When a traditional school district is losing the competition for students to… other traditional school districts. It’s weird how the word “charter” doesn’t appear in the piece at all!
“whether they’re GreatSchools’ ratings, state ratings, or anything else, let’s make them as accurate and nuanced as possible—but let’s also focus on ensuring they are truly useful and accessible to all families.” That’s David Keeling from EdNavigator about how the families they work with interact with school ratings.
Here’s your regular reminder that colleges determine what “college-ready” means.
A new study finds that housing vouchers boosted math and reading scores in New York City.
Billions of dollars are at stake. There will be only one champion. I’m talking, of course, about the FAFSA Fast Break challenge.

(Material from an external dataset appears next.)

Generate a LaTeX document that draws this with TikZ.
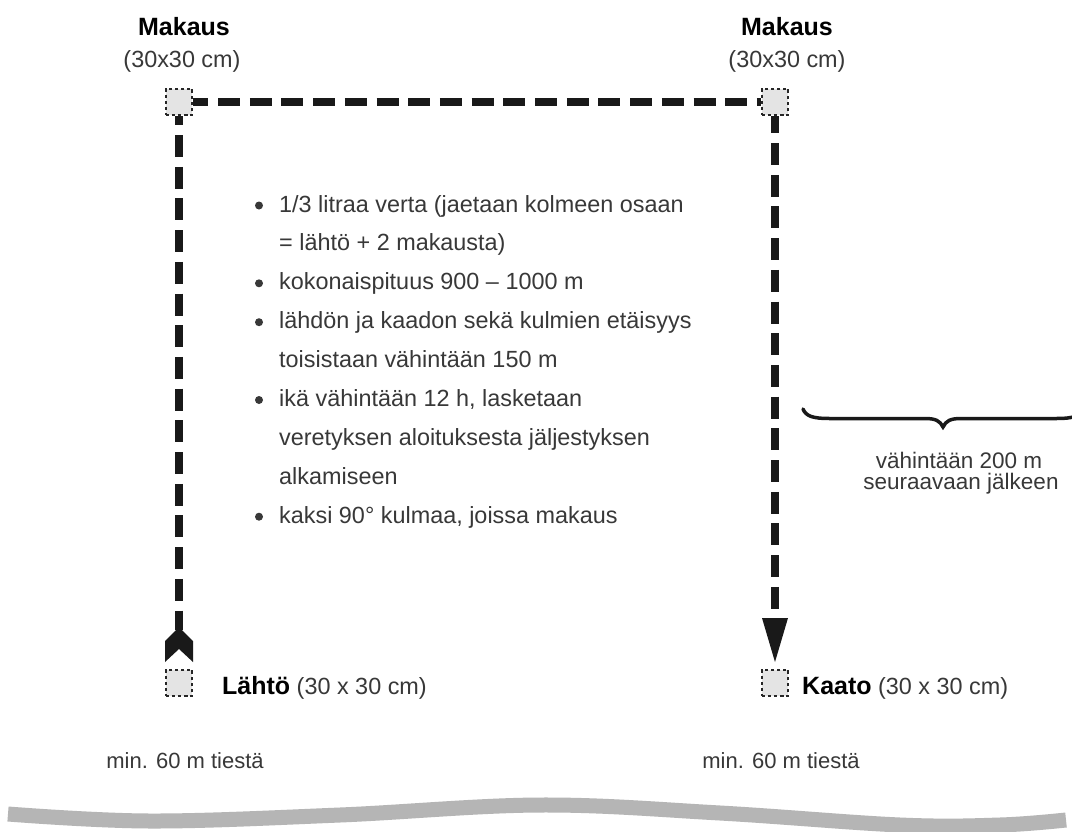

After multiple pauses, Congress has finally agreed to kill the “Cadillac Tax” on high-cost health care plans. This was one of the key funding provisions of the original Affordable Care Act. As I noted back in July, the Cadillac Tax was meant to address a particularly bad incentive baked into our tax policies:
I’d rather Americans didn’t have our health care benefits tied to our employers at all, but we’ve created a particularly weird incentive by not taxing employer spending on health care. That creates a system where the people using health care have little reason to help control health care costs. And, in the long run, employers spend more and more on benefits at the expense of salaries and wages. That’s bad for efficiency, bad for budgets, and, ultimately, bad for workers.